Definately a six pack. Or a little sumthin sumthin. That man needs to be reassured that you are alive and well.
LMAO Dee. My husband is gay/questioning his sexuality/whatever remember? That might make him reach for another six pack ;) Poor guy though. We talked a bit more a little while ago and he did say that he realized the seizure wasn't related to my weight, but it just made him think about what it would be like if something serious happened to me. Regardless of what has happened in regards to our marriage, I know he does love me and would probably miss me a little bit if i died. Luckily, I think it may have been a combination of the lack of oxygen and maybe me screwing around with my meds.
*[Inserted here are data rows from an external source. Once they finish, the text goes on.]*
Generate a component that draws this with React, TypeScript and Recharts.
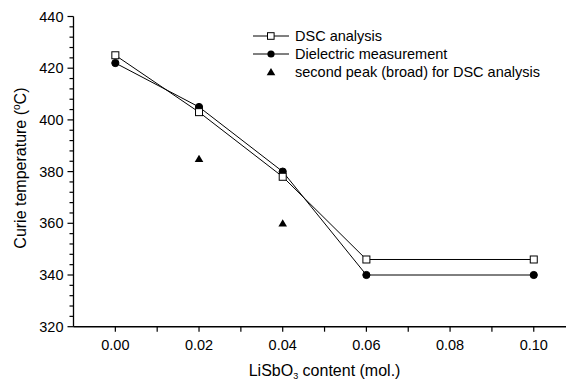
import React from "react";
import { ComposedChart, Line, Scatter, XAxis, YAxis, Legend, Label } from "recharts";

const xValues = [0, 0.02, 0.04, 0.06, 0.1];
const dscValues = [425, 403, 378, 346, 346];
const dielectricValues = [422, 405, 380, 340, 340];
const secondPeakX = [0.02, 0.04];
const secondPeakValues = [385, 360];

const xMajorTicks = [0, 0.02, 0.04, 0.06, 0.08, 0.1];
const xMinorTicks = [0.01, 0.03, 0.05, 0.07, 0.09];
const yMajorTicks = [320, 340, 360, 380, 400, 420, 440];
const topTicks = [1, 2, 3, 4, 5, 6, 7, 8, 9];

const seriesNames = ["DSC analysis", "Dielectric measurement", "second peak (broad) for DSC analysis"];

const dscData = xValues.map((x, i) => ({ x, y: dscValues[i] }));
const dielectricData = xValues.map((x, i) => ({ x, y: dielectricValues[i] }));
const secondPeakData = secondPeakX.map((x, i) => ({ x, y: secondPeakValues[i] }));

const xTicks = [...xMajorTicks, ...xMinorTicks].sort((a, b) => a - b);
const yTicks: number[] = [];
for (let v = 320; v <= 440; v += 4) yTicks.push(v);

const FONT = "'Liberation Sans', Arial, Helvetica, sans-serif";

const isIn = (v: number, arr: number[]) => arr.some((a) => Math.abs(a - v) < 1e-9);

const YTick = (props: any) => {
  const { x, y, payload } = props;
  const major = isIn(payload.value, yMajorTicks);
  return (
    <g>
      <line x1={x - (major ? 6 : 4)} x2={x} y1={y} y2={y} stroke="#000" strokeWidth={1.2} />
      {major && (
        <text x={x - 10} y={y} dy={5} textAnchor="end" fontSize={14.5} fill="#000" fontFamily={FONT}>
          {payload.value}
        </text>
      )}
    </g>
  );
};

const XTick = (props: any) => {
  const { x, y, payload } = props;
  const major = isIn(payload.value, xMajorTicks);
  return (
    <g>
      <line x1={x} x2={x} y1={y} y2={y + 5} stroke="#000" strokeWidth={1.2} />
      {major && (
        <text x={x} y={y + 23} textAnchor="middle" fontSize={14.5} fill="#000" fontFamily={FONT}>
          {payload.value.toFixed(2)}
        </text>
      )}
    </g>
  );
};

const TopTick = (props: any) => {
  const { x, y } = props;
  return <line x1={x} x2={x} y1={y} y2={y + 2} stroke="#333" strokeWidth={1.2} />;
};

const SquareDot = (props: any) => {
  const { cx, cy, index } = props;
  if (cx == null || cy == null) return <g key={`s-${index}`} />;
  return <rect key={`s-${index}`} x={cx - 3.5} y={cy - 3.5} width={7} height={7} fill="#fff" stroke="#000" strokeWidth={1} />;
};

const CircleDot = (props: any) => {
  const { cx, cy, index } = props;
  if (cx == null || cy == null) return <g key={`c-${index}`} />;
  return <circle key={`c-${index}`} cx={cx} cy={cy} r={3.6} fill="#000" stroke="#000" />;
};

const Triangle = (props: any) => {
  const { cx, cy } = props;
  return <polygon points={`${cx},${cy - 4} ${cx - 4.3},${cy + 3.3} ${cx + 4.3},${cy + 3.3}`} fill="#000" />;
};

const YLabelContent = (props: any) => {
  const vb = props.viewBox || { x: 0, y: 16, width: 73, height: 310 };
  const cx = 26.5;
  const cy = vb.y + vb.height / 2 - 3.5;
  return (
    <text x={cx} y={cy} transform={`rotate(-90, ${cx}, ${cy})`} textAnchor="middle" fontSize={16} fill="#000" fontFamily={FONT}>
      Curie temperature (
      <tspan dy={-6} fontSize={10}>o</tspan>
      <tspan dy={6}>C)</tspan>
    </text>
  );
};

const XLabelContent = (props: any) => {
  const vb = props.viewBox || { x: 73, y: 327, width: 502, height: 30 };
  const cx = vb.x + vb.width / 2;
  return (
    <text x={cx} y={375.5} textAnchor="middle" fontSize={16} fill="#000" fontFamily={FONT}>
      LiSbO
      <tspan dy={3} fontSize={9}>3</tspan>
      <tspan dy={-3}> content (mol.)</tspan>
    </text>
  );
};

const LegendContent = () => {
  const rowY = [10, 28, 46];
  return (
    <svg width={320} height={60} style={{ overflow: "visible" }}>
      {seriesNames.map((name, i) => (
        <g key={name}>
          {i < 2 && <line x1={3} x2={39} y1={rowY[i]} y2={rowY[i]} stroke="#000" strokeWidth={1} />}
          {i === 0 && <rect x={17.5} y={rowY[i] - 3.3} width={6.6} height={6.6} fill="#fff" stroke="#000" />}
          {i === 1 && <circle cx={21} cy={rowY[i]} r={3.6} fill="#000" />}
          {i === 2 && <Triangle cx={21} cy={rowY[i]} />}
          <text x={45} y={rowY[i]} dy={5} fontSize={14.5} fill="#000" fontFamily={FONT}>
            {name}
          </text>
        </g>
      ))}
    </svg>
  );
};

export default function App() {
  return (
    <div style={{ position: "absolute", left: 0, top: 0, width: 566, height: 380, overflow: "hidden", background: "#fff" }}>
      <ComposedChart
        width={600}
        height={380}
        margin={{ top: 16.5, right: 24.4, bottom: 23.3, left: 0 }}
        style={{ fontFamily: FONT }}
      >
        <XAxis
          xAxisId="main"
          dataKey="x"
          type="number"
          domain={[-0.01, 0.11]}
          ticks={xTicks}
          interval={0}
          allowDataOverflow
          height={30}
          tickSize={0}
          tickMargin={0}
          tickLine={false}
          tick={<XTick />}
          axisLine={{ stroke: "#000", strokeWidth: 1.5 }}
        >
          <Label content={<XLabelContent />} />
        </XAxis>
        <XAxis
          xAxisId="top"
          orientation="top"
          type="number"
          domain={[0, 10]}
          ticks={topTicks}
          interval={0}
          allowDataOverflow
          height={0}
          tickSize={0}
          tickMargin={0}
          tickLine={false}
          tick={<TopTick />}
          axisLine={{ stroke: "#444", strokeWidth: 1.3 }}
        />
        <YAxis
          yAxisId="main"
          dataKey="y"
          type="number"
          domain={[320, 440]}
          ticks={yTicks}
          interval={0}
          allowDataOverflow
          width={73.5}
          tickSize={0}
          tickMargin={0}
          tickLine={false}
          tick={<YTick />}
          axisLine={{ stroke: "#000", strokeWidth: 1.3 }}
        >
          <Label content={<YLabelContent />} />
        </YAxis>
        <Legend
          layout="vertical"
          align="center"
          verticalAlign="middle"
          content={<LegendContent />}
          wrapperStyle={{ left: 250, top: 26, width: 320, height: 60 }}
        />
        <Line
          xAxisId="main"
          yAxisId="main"
          data={dielectricData}
          dataKey="y"
          name={seriesNames[1]}
          stroke="#000"
          strokeWidth={1}
          dot={(p: any) => <CircleDot {...p} key={`c-${p.index}`} />}
          activeDot={false}
          isAnimationActive={false}
        />
        <Line
          xAxisId="main"
          yAxisId="main"
          data={dscData}
          dataKey="y"
          name={seriesNames[0]}
          stroke="#000"
          strokeWidth={1}
          dot={(p: any) => <SquareDot {...p} key={`s-${p.index}`} />}
          activeDot={false}
          isAnimationActive={false}
        />
        <Scatter
          xAxisId="main"
          yAxisId="main"
          data={secondPeakData}
          dataKey="y"
          name={seriesNames[2]}
          fill="#000"
          shape={<Triangle />}
          isAnimationActive={false}
        />
      </ComposedChart>
    </div>
  );
}
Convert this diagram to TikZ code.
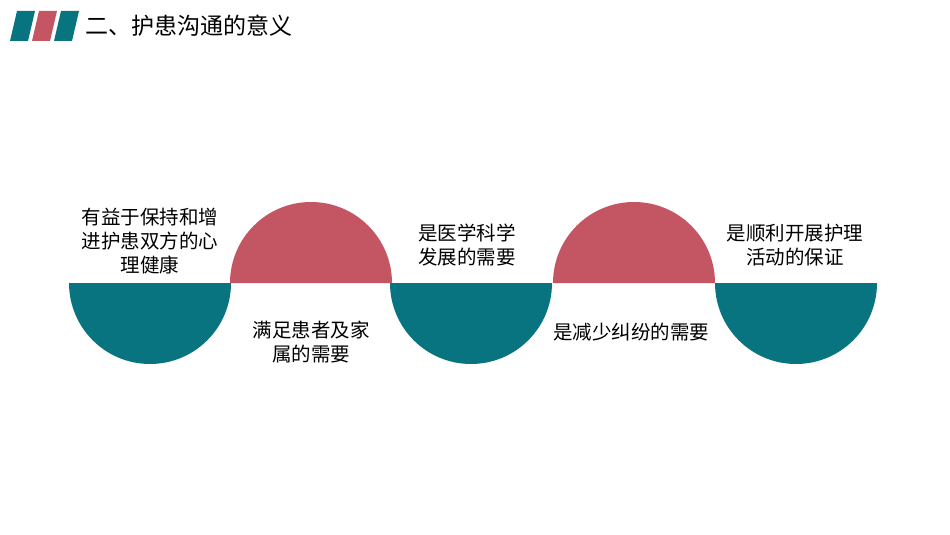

One night I was eating some cheap tough beef and I choked on a piece. I was sitting in a couch with my back to the wall and my husband ran over and punched me in the stomach. Not very glamorous but it did the trick. I don't believe I've eaten roast beef since! And he was scared later--it happened so fast neither of us really processed it while it was going on.
-Rosie
Wow, that's quite a Diet Coke! Yes, that scene probably could show up on a sitcom :)
Glad your not dead, and as inappropriate as this is to say...good job on drinking diet coke instead of coke...yeah I said it...lol. Hope you keep moving towards your goals.
Hugs,
Chris
You keep apologizing in your blog as if it's your fault you had a seizure. It's good that your husband was concerned, a normal response, and though I can understand you not wishing him to be frightened,you didn't do it on purpose. I see so much of my former self in you. Us fat girls are so used to apologizing for everything, as if any unfortunate incident is directly attributable to us. We tend to feel like bad people for inconveniencing anyone. You really, really got to work on the self esteem, and I know that's hard, but if you want to accomplish anything, I find that to be the very first step.
rosie: That is hilarious about your husband. Glad it worked, but geez, I hope you punched him back at least ;)
cmoursler: I was wondering if someone would comment about it being diet; thanks for not disappointing me ;)
Ultracreep: I know its ridiculous to apologize for something I couldn't control, but I just felt so bad..he was really traumatized by the whole thing. You are right...we do tend to apologize for BEING don't we? I'm doing what I can to work on the self esteem, can you believe it actually used to be worse? hard to imagine isn't it?